ELEIÇÕES 2024: “E AGORA, JOSÉ?” - Por frei Gilvander Moreira[1]
Luta por moradia em São Paulo, SP. Foto: Reprodução/MSTRespire fundo. Passado o 1º
turno das Eleições Municipais no Brasil dia 06 de outubro de 2024, já
eleitos/as 5.417 prefeitos/as e os/as vereadores/as de 5.568 Câmaras Municipais,
restando apenas em 50 municípios com mais de 200 mil eleitores – 15 capitais –
onde terão 2º turno dia 27 de outubro, é hora de fazermos avaliação crítica,
autocrítica e tirarmos todas as lições da campanha eleitoral e dos seus
resultados. Alegramo-nos com as vitórias de lideranças populares eleitas em
partidos de esquerda, mas que serão minoria nas Câmaras Municipais ou minoria
entre os/as prefeitos/as.
No geral, o centrão, a direita e a extrema
direita venceram as eleições de 2024, pois controlarão mais de 80% das prefeituras
e das Câmaras Municipais dos municípios. Esta base de poder é será a referência para a
disputa de 2026 e pode alavancar a retomada do Poder Executivo
Federal em 2026 e desde já pressionar mais ainda o Governo Lula para mais
concessões além do muito já concedido em Governo de conciliação de classes, o
que aniquila a efetivação de políticas de transformação estrutural, pois o
centrão só tolera políticas compensatórias. A esquerda saiu vitoriosa em menos
de 20% dos municípios brasileiros, sem vitória nas capitais, pelo menos até agora, e
conquistando cidades do interior. Sabemos que o poder local nem sempre está de
acordo com as orientações partidárias. As honrosas vitórias da esquerda não podem
ocultar a realidade ampla e profunda do coronelismo político que segue se
reproduzindo a todo vapor. O sol não pode ser tapado com a peneira.
Atualmente,
no Brasil, há dois tipos de esquerda: a institucional neoliberal – “os
moderados” -, que fica voltada para as eleições como centro de sua prática política,
e a Esquerda Social, a que participa do processo eleitoral como um espaço de
fazer a discussão com o povo e divulgar as propostas políticas socialistas.

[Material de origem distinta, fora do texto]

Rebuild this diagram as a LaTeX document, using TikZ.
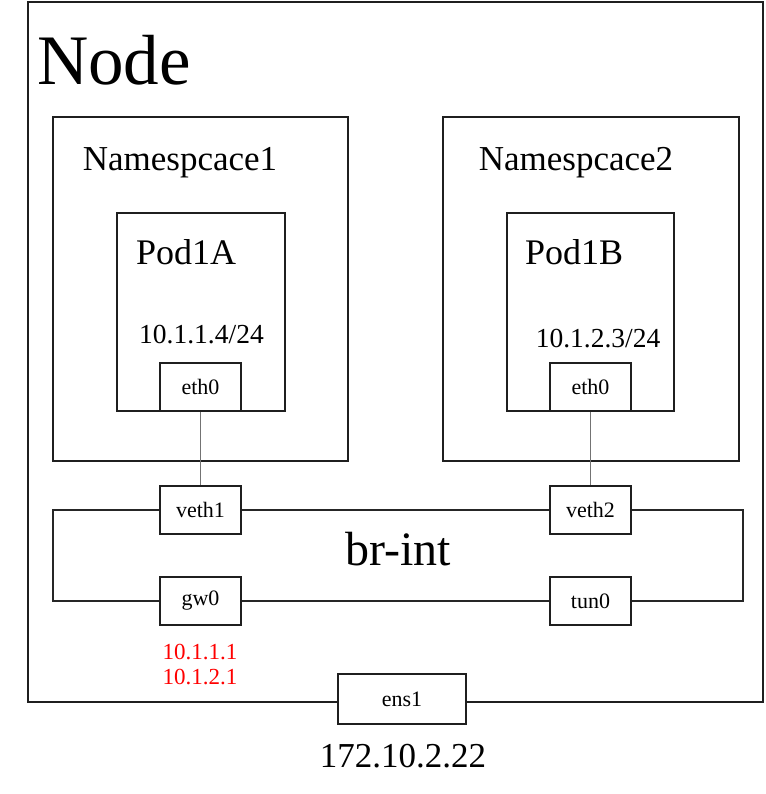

Esta Esquerda Social não abandona as lutas sociais – greves, ocupações,
solidariedade internacional, lutas socioambientais e lutas por direito à terra,
à moradia, entre outros direitos constitucionais.
A cada dois anos um semestre está sendo
dedicado a campanha para eleições, seja municipal ou para governadores,
Assembleia Legislativa, Congresso Nacional e Executivo Federal. Ou seja, em 25%
do tempo as atenções e as preocupações da maior parte das lideranças se voltam
para as eleições.
Para cada liderança de esquerda neoliberal eleita
mais de 20 lideranças de lutas populares passam a integrar a assessoria do
mandato. Isto causa um desfalque grande no meio da militância nas lutas por
direitos, pois a orientação de “esquerda” da maioria dos mandatos é de
reproduzir a conciliação de classes e a linha da pequena burguesia (sempre com
medo de perder o pouco que tem) acabam inibindo muitas lutas sociais. No
entanto, se os mandatos tidos como esquerda fossem efetivamente em maioria de
esquerda, isso serviria para impulsionar as lutas, pois toda liderança da
assessoria teria um pé na institucionalidade e outro pé cravado no meio do povo
animando e fomentando lutas concretas por direitos. Somente os/as eleitos/as da
Esquerda Social poderão implementar isso.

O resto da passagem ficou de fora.